Le mouvement pour les droits des communautés, émergeant aux États-Unis, a énormément de points communs avec les thèmes majeurs de la théologie de la libération, en ce qu’il cherche à décentraliser la prise de décision et l’autorité en les rendant aux communautés, et en ce qu’il affirme que le rôle premier de la loi est la protection des communautés humaines et naturelles, plutôt que la protection de l’élite dirigeante.
Sa critique est plus ou moins la même – celle d’une alliance contre-nature d’élites gouvernementales et corporatistes qui exploite les communautés, qui oblige les gens à se soumettre à la fracturation et aux autres projets corporatistes, permettant ainsi à cette élite d’étendre son pouvoir sur les gens et la nature.
Bien que “l’écologie de la libération” ait été utilisée par le passé pour décrire l’autorité des communautés humaines à servir de guides bienveillants pour la planète, elle doit aller plus loin encore – vers une expansion de la prise de décision et de l’édiction de lois communautaire, reconnaissant la nature non pas comme une propriété à utiliser et à conserver à bon escient par les humains, mais comme possédant les droits de protection les plus élevés que notre système de gouvernance puisse attribuer.
Sans un véritable activisme d’écologie de la libération – à travers lequel l’autorité démocratique communautaire se propage afin de permettre aux gens de bannir ce qui nuit aux communautés humaines et naturelles, et afin de commencer à construire un nouveau système garantissant à ces communautés les plus hautes protections judiciaires – la dépendance à l’ancien ordre garantira la destruction de la planète.

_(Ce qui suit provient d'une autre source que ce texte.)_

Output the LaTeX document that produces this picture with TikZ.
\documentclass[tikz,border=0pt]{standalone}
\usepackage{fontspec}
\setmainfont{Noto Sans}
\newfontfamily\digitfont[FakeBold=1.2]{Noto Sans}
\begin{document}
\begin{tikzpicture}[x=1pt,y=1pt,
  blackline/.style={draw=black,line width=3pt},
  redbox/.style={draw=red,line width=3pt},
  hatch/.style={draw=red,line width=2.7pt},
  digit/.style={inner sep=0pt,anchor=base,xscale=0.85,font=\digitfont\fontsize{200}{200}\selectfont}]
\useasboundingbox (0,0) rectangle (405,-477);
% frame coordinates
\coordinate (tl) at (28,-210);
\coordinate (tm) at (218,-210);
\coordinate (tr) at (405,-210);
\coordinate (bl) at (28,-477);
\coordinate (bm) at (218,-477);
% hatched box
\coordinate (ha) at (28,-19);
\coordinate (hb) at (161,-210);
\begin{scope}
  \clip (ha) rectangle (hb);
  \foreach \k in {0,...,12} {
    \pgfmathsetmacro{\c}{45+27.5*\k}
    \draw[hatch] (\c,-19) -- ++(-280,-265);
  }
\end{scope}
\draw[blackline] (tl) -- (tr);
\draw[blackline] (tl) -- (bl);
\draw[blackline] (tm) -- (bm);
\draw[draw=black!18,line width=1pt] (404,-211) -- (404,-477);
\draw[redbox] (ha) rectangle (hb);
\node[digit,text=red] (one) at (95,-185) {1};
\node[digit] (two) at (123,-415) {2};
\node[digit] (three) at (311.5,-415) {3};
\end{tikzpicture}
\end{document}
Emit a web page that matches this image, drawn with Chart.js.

Les droits des écosystèmes doivent être appliqués et doivent servir de défense contre ceux qui causent le réchauffement climatique mondial.
La marche à suivre
Qu’il s’agisse du blanchiment de la grande barrière de corail en Australie, de la mort lente du lac Erie et de la baie de Chesapeake aux États-Unis, de la disparition des glaciers à travers le globe, ou de l’absence de glaces dans l’Himalaya, les gens qui font partie de ces écosystèmes agonisants doivent agir en rassemblant leur propre pouvoir de gouvernance afin de les protéger.
Les gens de Toledo et d’autres municipalités dans l’Ohio doivent adopter une déclaration des droits du lac Erie ; les villes d’Australie, les conseils locaux, les conseils municipaux doivent adopter une déclaration des droits de la Grande Barrière de Corail ; les municipalités du littoral de la baie de Chesapeake doivent adopter une déclaration des droits de la baie de Chesapeake ; les gouvernements locaux, au Népal, doivent adopter une déclaration des droits de l’Himalaya.
Comme en Équateur, les habitants de ces endroits – avec l’aide de ceux qui possèdent des ressources et se soucient de la planète – doivent se mettre à la place de ces océans, de ces estuaires, de ces baies, de ces montagnes et des autres écosystèmes afin d’utiliser toutes les institutions existantes, judiciaires, législatives et autres, pour stopper ce qui les menace.
Parce que la santé et le bien-être de ces écosystèmes dépendent d’un climat planétaire qui puissent les soutenir, les droits des écosystèmes doivent également être appliqués et défendus contre les acteurs – privés et gouvernementaux – qui violent ces droits, en alimentant le réchauffement climatique global à travers leurs pratiques. Cela peut nécessiter un défi direct des lois internationales – en se basant sur la juridiction de ces procès communautaires pour créer des « tribunaux climatiques » établis précisément à cet effet.
En défense contre la fracturation, contre les nouveaux pipelines de gaz, et contre les nombreux projets énergétiques, des communautés à travers les États-Unis ont commencé à adopter des lois locales qui reconnaissent un droit au, et un droit du climat d’être protégé et défendu contre les émissions liées aux industries des combustibles fossiles. Ces lois doivent ensuite être utilisées pour intenter des poursuites et créer d’autres lois visant à inverser le changement climatique.
Sans cela, nous dépendrions de ce que ceux qui détruisent la planète choisissent volontairement de ne plus le faire. Cela revient à espérer que les propriétaires d’esclaves des années 1840s aient aboli l’esclavage d’eux-mêmes, ou à espérer que McDonald se désintègre volontairement.
Alors que les Kiribati et d’autres petites îles-nations sont submergées par la mer, alors que les déclins d’espèces marines et terrestres s’accélèrent, nous devons nous demander quelles actions doivent être considérées comme trop radicales pour remédier aux dommages extrêmes infligés à la planète et à nous-mêmes. Les mouvements sociaux du passé se posèrent également ces mêmes questions, et comprirent eux aussi que les institutions qui avaient créé le système existant, et dont elles dépendaient, étaient incapables de – et ne s’intéressaient même pas à – les aider.
Ils construisirent alors des mouvements sociaux massifs afin de changer l’ordre existant. Il est plus que temps que nous fassions de même.